Why are you using .find('span', {'class': 'next-games-date'}) when [as evident in the last screenshot in your q] the links are not contained in a span tag, and [as far as I could see from inspecting] there are no elements at all with the next-games-date class?? Considering this, it should not be surprising that .find... returned None and the next line raised the error.

Given that the screenshot of the inspect tab shows that one of the ancestor is a div with a tabs class, and that all the a tags have an h-8 class, you could use something like

    if return_urls:
        a_cont = soup.find('div', {'class': 'tabs'})
        if a_cont is None: a_tags = [] # check for None to be safe
        else: a_tags =  a_cont.find_all('a', {'class':'h-8', 'href':True}) 
        urls = [
            'https://www.oddsportal.com' a_tag['href'] for a_tag in a_tags
            if not a_tag['href'].startswith('#') # sections in current page 
            and 'active-item-calendar' not in a_tag['class'] # current page
        ]

or, with .select:

    if return_urls:
        a_sel = 'div.tabs a.h-8:not([href^="#"]):not(.active-item-calendar)'
        urls = ['https://www.oddsportal.com' a['href'] 
                for a in soup.select(a_sel)]

[Since you've already filtered out current page (which should be that day's) with 'active-item-calendar' not in a_tag['class'] or :not(.active-item-calendar), there will be no need to pop any items...]

CodePudding user response：

The Traceback literally says where and why your code is erroring out. In the parse_data fnc, soup.find('span', {'class': 'next-games-date'}) failed to find given class. As per the BeautifulSoup documentation, "If find() can’t find anything, it returns None:", thus span is assigned NoneType obj. When the the following line-- a_tags = span.findAll('a')--is ran, an AtrributeError occurs because NoneType objects don't have a findAll method.

There are 2 additional mistakes with code:
1.) it should be span.find_all('a) not span.findAll('a')
2.) There is no class attribute next-games-date (at least not that I could find) on the website.
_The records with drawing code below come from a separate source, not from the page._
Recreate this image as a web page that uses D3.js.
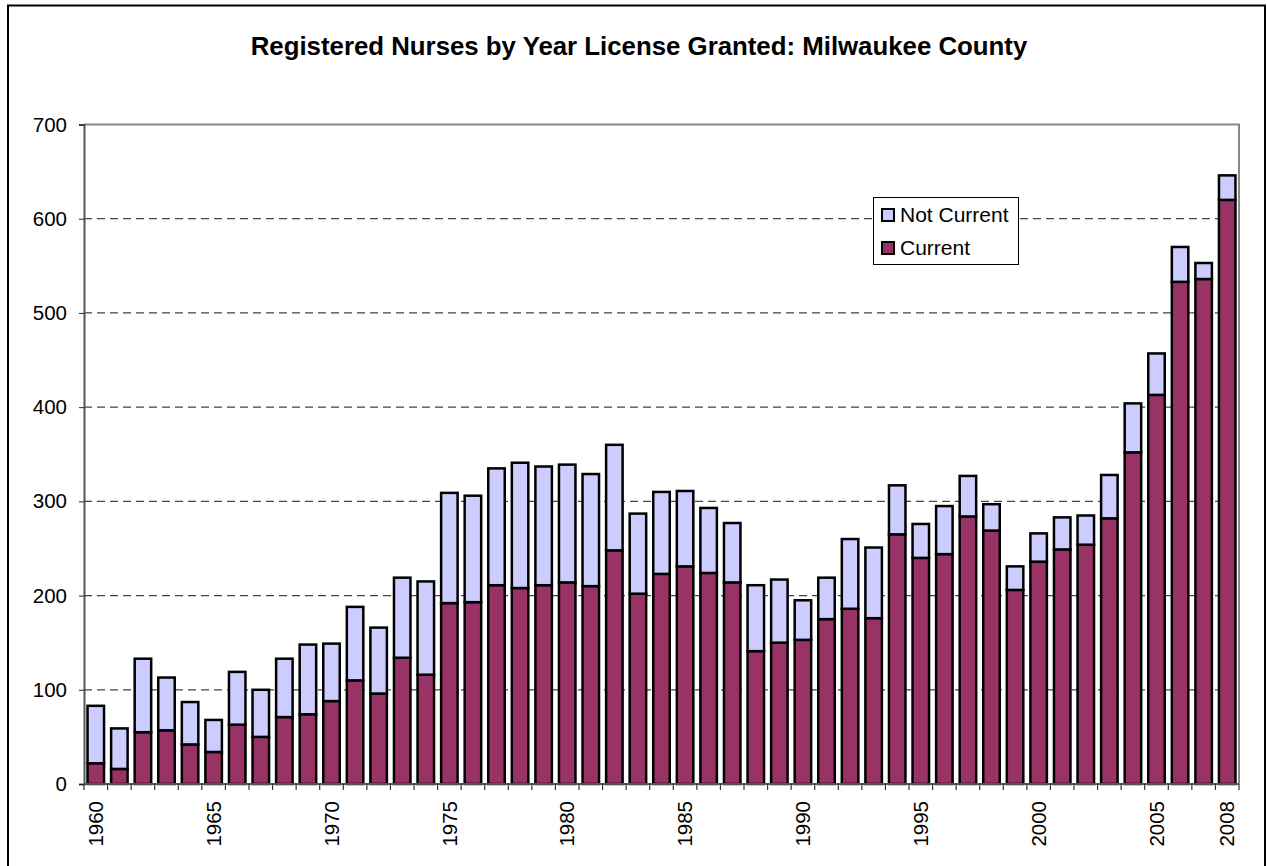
<!DOCTYPE html>
<html>
<head>
<meta charset="utf-8">
<script src="https://cdn.jsdelivr.net/npm/d3@7"></script>
<style>
  body { margin: 0; background: #fff; }
  text { font-family: Arial, "Liberation Sans", sans-serif; }
</style>
</head>
<body>
<svg id="chart" width="1267" height="866"></svg>
<script>
// years the license was granted
const years = d3.range(1960, 2009);

// nurses whose license is still current
const current = [22, 16, 55, 57, 42, 34, 63, 50, 71, 74,
  88, 110, 96, 134, 116, 192, 193, 211, 208, 211,
  214, 210, 248, 202, 223, 231, 224, 214, 141, 150,
  153, 175, 186, 176, 265, 240, 244, 284, 269, 206,
  236, 249, 254, 282, 352, 413, 533, 536, 620];

// total nurses licensed in that year
const total = [83, 59, 133, 113, 87, 68, 119, 100, 133, 148,
  149, 188, 166, 219, 215, 309, 306, 335, 341, 337,
  339, 329, 360, 287, 310, 311, 293, 277, 211, 217,
  195, 219, 260, 251, 317, 276, 295, 327, 297, 231,
  266, 283, 285, 328, 404, 457, 570, 553, 646];

const notCurrent = total.map((t, i) => t - current[i]);

const yTicks = [0, 100, 200, 300, 400, 500, 600, 700];
const labelYears = [1960, 1965, 1970, 1975, 1980, 1985, 1990, 1995, 2000, 2005, 2008];

const seriesNames = ["Not Current", "Current"];
const colors = { "Current": "#993366", "Not Current": "#CCCCFF" };

const svg = d3.select("#chart");

// outer frame
svg.append("rect")
  .attr("x", 8).attr("y", 5.5)
  .attr("width", 1257).attr("height", 900)
  .attr("fill", "#fff")
  .attr("stroke", "#000")
  .attr("stroke-width", 2);

const plotLeft = 84, plotRight = 1239, plotTop = 124.5, plotBottom = 784;

const x = d3.scaleBand()
  .domain(years)
  .range([plotLeft, plotRight])
  .paddingInner(0.3)
  .paddingOuter(0.15);

const y = d3.scaleLinear()
  .domain([0, 700])
  .range([plotBottom, plotTop]);

// title
svg.append("text")
  .attr("x", 639)
  .attr("y", 55)
  .attr("text-anchor", "middle")
  .style("font-size", "25.8px")
  .style("font-weight", "bold")
  .text("Registered Nurses by Year License Granted: Milwaukee County");

// gridlines
svg.append("g")
  .selectAll("line")
  .data(yTicks.filter(d => d > 0 && d < 700))
  .enter().append("line")
  .attr("x1", plotLeft).attr("x2", plotRight)
  .attr("y1", d => y(d)).attr("y2", d => y(d))
  .attr("stroke", "#444")
  .attr("stroke-width", 1.2)
  .attr("stroke-dasharray", "8,5");

// plot area border (top/right)
svg.append("path")
  .attr("d", `M${plotLeft},${plotTop}H${plotRight}V${plotBottom}`)
  .attr("fill", "none")
  .attr("stroke", "#888")
  .attr("stroke-width", 2);

// stacked bars
const stackData = years.map((yr, i) => ({ year: yr, "Current": current[i], "Not Current": notCurrent[i] }));
const stack = d3.stack().keys(["Current", "Not Current"]);
const layers = stack(stackData);

svg.append("g")
  .selectAll("g")
  .data(layers)
  .enter().append("g")
  .attr("fill", d => colors[d.key])
  .selectAll("rect")
  .data(d => d)
  .enter().append("rect")
  .attr("x", d => x(d.data.year))
  .attr("y", d => y(d[1]))
  .attr("width", x.bandwidth())
  .attr("height", d => y(d[0]) - y(d[1]))
  .attr("stroke", "#000")
  .attr("stroke-width", 2.5);

// y axis
const yAxis = svg.append("g")
  .attr("transform", `translate(${plotLeft},0)`)
  .call(d3.axisLeft(y).tickValues(yTicks).tickSize(5).tickPadding(12).tickFormat(d3.format("d")));
yAxis.select(".domain").attr("stroke", "#555").attr("stroke-width", 2);
yAxis.selectAll(".tick line").attr("stroke", "#222");
yAxis.selectAll(".tick text")
  .style("font-size", "20.5px")
  .attr("fill", "#000");

// x axis: ticks at band boundaries
const step = x.step();
const boundaries = years.map(yr => x(yr) - (step - x.bandwidth()) / 2).concat([plotRight]);
const xAxis = svg.append("g");
xAxis.append("line")
  .attr("x1", plotLeft).attr("x2", plotRight)
  .attr("y1", plotBottom).attr("y2", plotBottom)
  .attr("stroke", "#555")
  .attr("stroke-width", 2);
xAxis.selectAll(".xt")
  .data(boundaries)
  .enter().append("line")
  .attr("class", "xt")
  .attr("x1", d => d).attr("x2", d => d)
  .attr("y1", plotBottom).attr("y2", plotBottom + 6)
  .attr("stroke", "#333")
  .attr("stroke-width", 1.2);
xAxis.selectAll(".xl")
  .data(labelYears)
  .enter().append("text")
  .attr("class", "xl")
  .attr("transform", d => `translate(${x(d) + x.bandwidth() / 2},801) rotate(-90)`)
  .attr("text-anchor", "end")
  .attr("dy", "0.35em")
  .style("font-size", "20.5px")
  .text(d => d);

// legend
const legend = svg.append("g");
legend.append("rect")
  .attr("x", 873.5).attr("y", 197.5)
  .attr("width", 145).attr("height", 67)
  .attr("fill", "#fff")
  .attr("stroke", "#000")
  .attr("stroke-width", 1);
seriesNames.forEach((name, i) => {
  legend.append("rect")
    .attr("x", 882).attr("y", 209 + i * 33)
    .attr("width", 12).attr("height", 12)
    .attr("fill", colors[name])
    .attr("stroke", "#000")
    .attr("stroke-width", 2);
  legend.append("text")
    .attr("x", 900).attr("y", 222 + i * 33)
    .style("font-size", "21px")
    .text(name);
});
</script>
</body>
</html>
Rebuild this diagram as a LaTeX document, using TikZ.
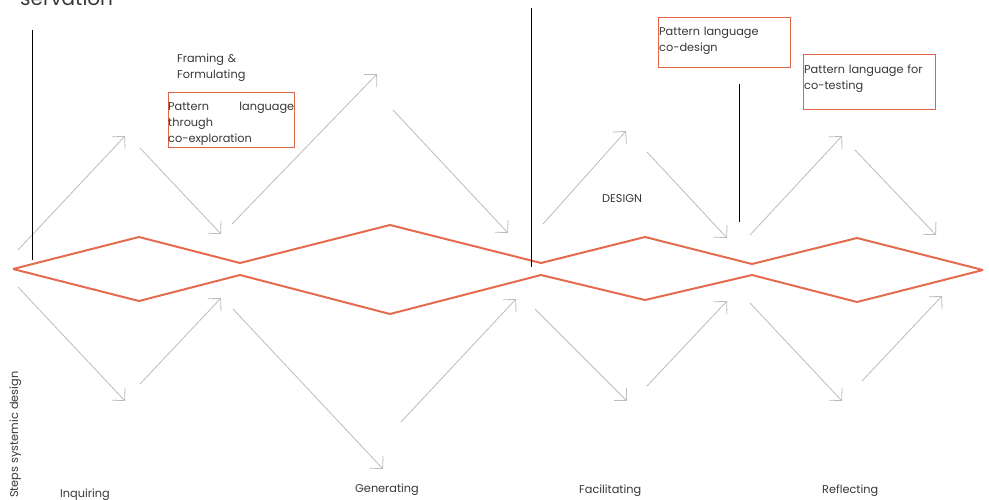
\documentclass[tikz,border=0pt]{standalone}
\usepackage{fontspec}
\setmainfont{Poppins}
\usepackage{xcolor}
\definecolor{ziporange}{RGB}{229,107,78}
\definecolor{boxorange}{RGB}{226,100,70}
\definecolor{flowgray}{RGB}{188,188,188}
\definecolor{textgray}{RGB}{55,55,55}
\usetikzlibrary{arrows.meta}

\begin{document}
\begin{tikzpicture}[x=1pt,y=-1pt,>={Straight Barb[length=9pt,width=18pt]},
  flow/.style={->,flowgray,line width=0.8pt},
  zig/.style={ziporange,line width=2pt},
  divider/.style={black,line width=0.9pt},
  lbl/.style={textgray,font=\fontsize{11.3}{16}\selectfont,anchor=base west,inner sep=0pt},
  pbox/.style={draw=boxorange,line width=0.8pt,anchor=north west,inner sep=0pt}]
\useasboundingbox (0,0) rectangle (989,499);
% double diamond
\coordinate (left) at (13,269); \coordinate (right) at (983,270);
\draw[zig] (left) -- (139,237) -- (240,263) -- (390,225) -- (541,263) -- (645,237) -- (752,264) -- (857,238) -- (right);
\draw[zig] (left) -- (139,301) -- (240,275) -- (390,314) -- (541,275) -- (645,300) -- (752,275) -- (857,302) -- (right);
% diverging / converging arrows
\foreach \xa/\ya/\xb/\yb in {18/250/125/136, 140/148/221/234, 232/224/377/74, 393/110/508/233,
  543/224/626/131, 647/152/727/238, 750/235/842/136, 855/150/936/235}
  \draw[flow] (\xa,\ya) -- (\xb,\yb);
\foreach \xa/\ya/\xb/\yb in {18/287/125/401, 140/384/221/298, 233/309/383/469, 401/422/516/299,
  535/309/627/401, 647/386/727/301, 750/303/842/401, 862/381/942/296}
  \draw[flow] (\xa,\ya) -- (\xb,\yb);
% markers
\draw[divider] (32,30) -- (32,260);
\draw[divider] (531,8) -- (531,267);
\draw[divider] (739,84) -- (739,222);
% labels
\node[lbl,font=\fontsize{20}{24}\selectfont] (servation) at (20,5) {servation};
\node[lbl,text width=110pt,align=left] (framing) at (177,62) {Framing \&\\Formulating};
\node[pbox,minimum width=126pt,minimum height=55pt] (explorebox) at (168,92) {};
\node[lbl,text width=126pt,align=left] (exploretext) at (168,110) {Pattern\hfill language\\through\\co-exploration};
\node[pbox,minimum width=132pt,minimum height=50pt] (designbox) at (658,17) {};
\node[lbl,text width=130pt,align=left] (designtext) at (659,35) {Pattern language\\co-design};
\node[pbox,minimum width=132pt,minimum height=55pt] (testbox) at (803,54) {};
\node[lbl,text width=130pt,align=left] (testtext) at (804,73) {Pattern language for\\co-testing};
\node[lbl] (design) at (602,202) {DESIGN};
\node[lbl] (inquiring) at (60,497) {Inquiring};
\node[lbl] (generating) at (355,492) {Generating};
\node[lbl] (facilitating) at (579,493) {Facilitating};
\node[lbl] (reflecting) at (822,493) {Reflecting};
\node[lbl,rotate=90] (steps) at (18,498) {Steps systemic design};
\end{tikzpicture}
\end{document}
For some reason the select method is not finding the div with class .flex gap-2 py-3 overflow-x-auto text-xs no-scrollbar, but I was able to find it with the find method and make a list of urls. Heres the code:

from selenium import webdriver
from bs4 import BeautifulSoup
from time import sleep

def get_page_source(url):
    try:
        driver = webdriver.Chrome()
        driver.get(url)
        sleep(3)
        return driver.page_source
    finally: driver.quit()

def grab_button_urls(html, tag, attr):
    soup = BeautifulSoup(html, 'html.parser')
    a_tags = soup.find(tag, attr)\
        .find_all('a')
    return [f"https://www.oddsportal.com{tag['href']}" for tag in a_tags]

if __name__ == '__main__':
    website = 'https://www.oddsportal.com/matches/soccer'
    # get page source
    pg_html = get_page_source(website)
    # get urls from date buttons
    tag, class_attr = 'div', {'class':'flex gap-2 py-3 overflow-x-auto text-xs no-scrollbar'}
    tags = grab_button_urls(pg_html, tag, class_attr)
    print(tags)